- Given exercise -
Write out the listing below exactly, and omit any images you find in it.

- Collected data -
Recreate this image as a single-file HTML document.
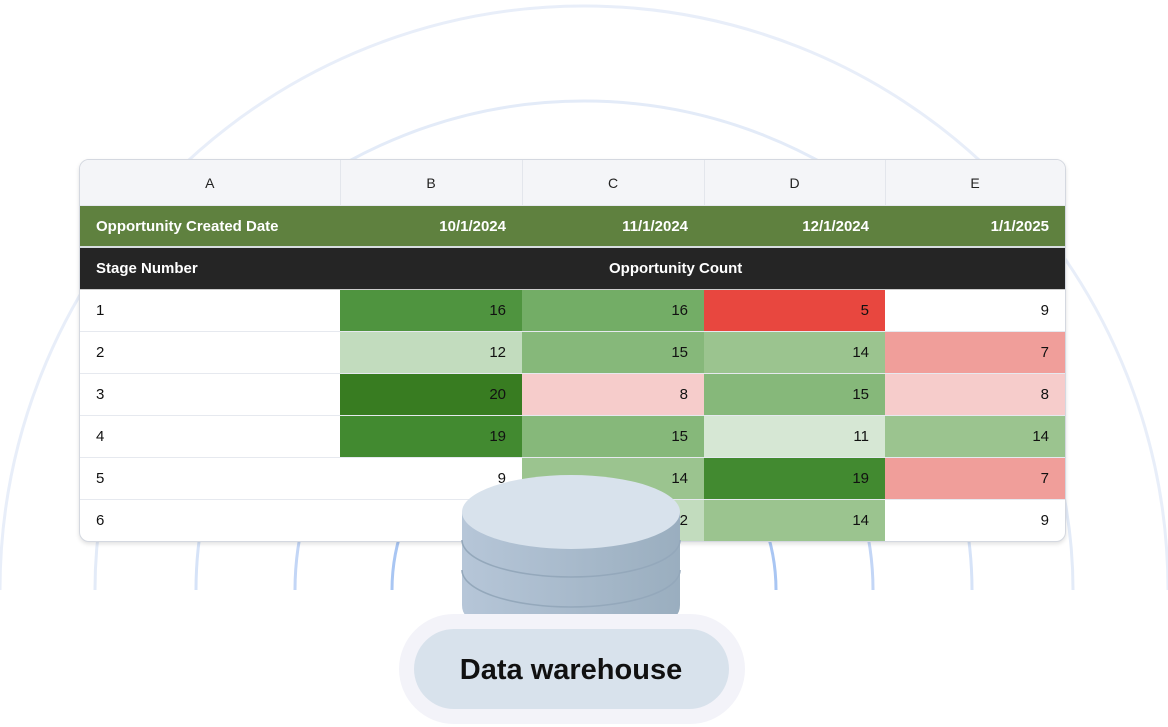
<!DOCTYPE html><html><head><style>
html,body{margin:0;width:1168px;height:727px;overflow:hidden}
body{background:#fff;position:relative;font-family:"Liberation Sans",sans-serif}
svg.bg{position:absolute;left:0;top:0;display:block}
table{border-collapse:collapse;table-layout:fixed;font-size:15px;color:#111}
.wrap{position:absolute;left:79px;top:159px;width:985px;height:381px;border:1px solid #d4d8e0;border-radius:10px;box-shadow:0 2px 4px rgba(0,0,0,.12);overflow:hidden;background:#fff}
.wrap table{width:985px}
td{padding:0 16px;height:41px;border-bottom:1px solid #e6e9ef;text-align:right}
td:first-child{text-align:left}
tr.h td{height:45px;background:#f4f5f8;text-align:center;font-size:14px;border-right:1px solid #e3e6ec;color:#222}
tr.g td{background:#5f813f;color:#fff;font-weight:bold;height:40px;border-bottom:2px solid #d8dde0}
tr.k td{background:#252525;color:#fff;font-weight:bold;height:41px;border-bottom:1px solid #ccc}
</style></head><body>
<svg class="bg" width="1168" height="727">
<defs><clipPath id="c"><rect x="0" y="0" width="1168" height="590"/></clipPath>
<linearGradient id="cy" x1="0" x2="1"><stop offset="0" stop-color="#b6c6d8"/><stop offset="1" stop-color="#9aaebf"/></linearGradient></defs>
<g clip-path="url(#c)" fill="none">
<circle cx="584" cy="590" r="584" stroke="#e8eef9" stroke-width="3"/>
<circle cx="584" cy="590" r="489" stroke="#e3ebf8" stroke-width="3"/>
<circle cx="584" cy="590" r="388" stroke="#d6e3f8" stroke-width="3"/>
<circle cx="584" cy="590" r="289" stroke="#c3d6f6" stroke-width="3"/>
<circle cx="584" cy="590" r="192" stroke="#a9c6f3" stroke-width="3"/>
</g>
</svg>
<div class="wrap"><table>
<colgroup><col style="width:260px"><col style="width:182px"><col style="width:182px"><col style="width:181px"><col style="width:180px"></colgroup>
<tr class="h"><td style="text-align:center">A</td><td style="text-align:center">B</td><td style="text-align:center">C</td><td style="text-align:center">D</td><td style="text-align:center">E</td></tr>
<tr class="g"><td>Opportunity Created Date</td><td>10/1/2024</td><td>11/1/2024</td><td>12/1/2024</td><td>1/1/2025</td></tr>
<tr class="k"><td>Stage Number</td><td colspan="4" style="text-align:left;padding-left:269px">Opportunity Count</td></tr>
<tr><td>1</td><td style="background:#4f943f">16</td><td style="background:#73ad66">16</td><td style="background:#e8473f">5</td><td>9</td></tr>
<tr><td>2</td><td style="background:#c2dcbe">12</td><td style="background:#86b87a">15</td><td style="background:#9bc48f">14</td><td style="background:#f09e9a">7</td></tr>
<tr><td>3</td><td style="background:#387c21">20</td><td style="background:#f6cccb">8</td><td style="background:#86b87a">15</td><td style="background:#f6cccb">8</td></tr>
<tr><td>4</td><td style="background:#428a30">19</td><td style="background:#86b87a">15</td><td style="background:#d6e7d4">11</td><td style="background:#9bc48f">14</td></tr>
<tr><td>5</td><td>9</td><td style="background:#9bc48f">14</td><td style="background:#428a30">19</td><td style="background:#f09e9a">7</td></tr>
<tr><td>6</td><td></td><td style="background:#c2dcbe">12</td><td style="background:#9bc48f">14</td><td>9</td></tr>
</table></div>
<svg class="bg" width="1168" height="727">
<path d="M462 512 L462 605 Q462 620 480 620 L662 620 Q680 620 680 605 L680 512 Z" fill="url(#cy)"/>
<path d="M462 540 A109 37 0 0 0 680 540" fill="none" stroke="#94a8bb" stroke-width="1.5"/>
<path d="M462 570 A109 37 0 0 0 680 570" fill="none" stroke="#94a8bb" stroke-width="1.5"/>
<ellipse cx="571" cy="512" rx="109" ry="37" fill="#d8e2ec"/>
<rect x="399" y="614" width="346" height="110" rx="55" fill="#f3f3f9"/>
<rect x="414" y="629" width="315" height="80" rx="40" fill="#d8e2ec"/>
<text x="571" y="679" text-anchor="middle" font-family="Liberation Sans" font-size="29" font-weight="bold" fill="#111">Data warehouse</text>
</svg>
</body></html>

- Exercise result -
Recreate this image as a single-file HTML document.
<!DOCTYPE html><html><head><style>
html,body{margin:0;width:1168px;height:727px;overflow:hidden}
body{background:#fff;position:relative;font-family:"Liberation Sans",sans-serif}
svg.bg{position:absolute;left:0;top:0;display:block}
table{border-collapse:collapse;table-layout:fixed;font-size:15px;color:#111}
.wrap{position:absolute;left:79px;top:159px;width:985px;height:381px;border:1px solid #d4d8e0;border-radius:10px;box-shadow:0 2px 4px rgba(0,0,0,.12);overflow:hidden;background:#fff}
.wrap table{width:985px}
td{padding:0 16px;height:41px;border-bottom:1px solid #e6e9ef;text-align:right}
td:first-child{text-align:left}
tr.h td{height:45px;background:#f4f5f8;text-align:center;font-size:14px;border-right:1px solid #e3e6ec;color:#222}
tr.g td{background:#5f813f;color:#fff;font-weight:bold;height:40px;border-bottom:2px solid #d8dde0}
tr.k td{background:#252525;color:#fff;font-weight:bold;height:41px;border-bottom:1px solid #ccc}
</style></head><body>
<svg class="bg" width="1168" height="727">
<defs><clipPath id="c"><rect x="0" y="0" width="1168" height="590"/></clipPath>
<linearGradient id="cy" x1="0" x2="1"><stop offset="0" stop-color="#b6c6d8"/><stop offset="1" stop-color="#9aaebf"/></linearGradient></defs>
<g clip-path="url(#c)" fill="none">
<circle cx="584" cy="590" r="584" stroke="#e8eef9" stroke-width="3"/>
<circle cx="584" cy="590" r="489" stroke="#e3ebf8" stroke-width="3"/>
<circle cx="584" cy="590" r="388" stroke="#d6e3f8" stroke-width="3"/>
<circle cx="584" cy="590" r="289" stroke="#c3d6f6" stroke-width="3"/>
<circle cx="584" cy="590" r="192" stroke="#a9c6f3" stroke-width="3"/>
</g>
</svg>
<div class="wrap"><table>
<colgroup><col style="width:260px"><col style="width:182px"><col style="width:182px"><col style="width:181px"><col style="width:180px"></colgroup>
<tr class="h"><td style="text-align:center">A</td><td style="text-align:center">B</td><td style="text-align:center">C</td><td style="text-align:center">D</td><td style="text-align:center">E</td></tr>
<tr class="g"><td>Opportunity Created Date</td><td>10/1/2024</td><td>11/1/2024</td><td>12/1/2024</td><td>1/1/2025</td></tr>
<tr class="k"><td>Stage Number</td><td colspan="4" style="text-align:left;padding-left:269px">Opportunity Count</td></tr>
<tr><td>1</td><td style="background:#4f943f">16</td><td style="background:#73ad66">16</td><td style="background:#e8473f">5</td><td>9</td></tr>
<tr><td>2</td><td style="background:#c2dcbe">12</td><td style="background:#86b87a">15</td><td style="background:#9bc48f">14</td><td style="background:#f09e9a">7</td></tr>
<tr><td>3</td><td style="background:#387c21">20</td><td style="background:#f6cccb">8</td><td style="background:#86b87a">15</td><td style="background:#f6cccb">8</td></tr>
<tr><td>4</td><td style="background:#428a30">19</td><td style="background:#86b87a">15</td><td style="background:#d6e7d4">11</td><td style="background:#9bc48f">14</td></tr>
<tr><td>5</td><td>9</td><td style="background:#9bc48f">14</td><td style="background:#428a30">19</td><td style="background:#f09e9a">7</td></tr>
<tr><td>6</td><td></td><td style="background:#c2dcbe">12</td><td style="background:#9bc48f">14</td><td>9</td></tr>
</table></div>
<svg class="bg" width="1168" height="727">
<path d="M462 512 L462 605 Q462 620 480 620 L662 620 Q680 620 680 605 L680 512 Z" fill="url(#cy)"/>
<path d="M462 540 A109 37 0 0 0 680 540" fill="none" stroke="#94a8bb" stroke-width="1.5"/>
<path d="M462 570 A109 37 0 0 0 680 570" fill="none" stroke="#94a8bb" stroke-width="1.5"/>
<ellipse cx="571" cy="512" rx="109" ry="37" fill="#d8e2ec"/>
<rect x="399" y="614" width="346" height="110" rx="55" fill="#f3f3f9"/>
<rect x="414" y="629" width="315" height="80" rx="40" fill="#d8e2ec"/>
<text x="571" y="679" text-anchor="middle" font-family="Liberation Sans" font-size="29" font-weight="bold" fill="#111">Data warehouse</text>
</svg>
</body></html>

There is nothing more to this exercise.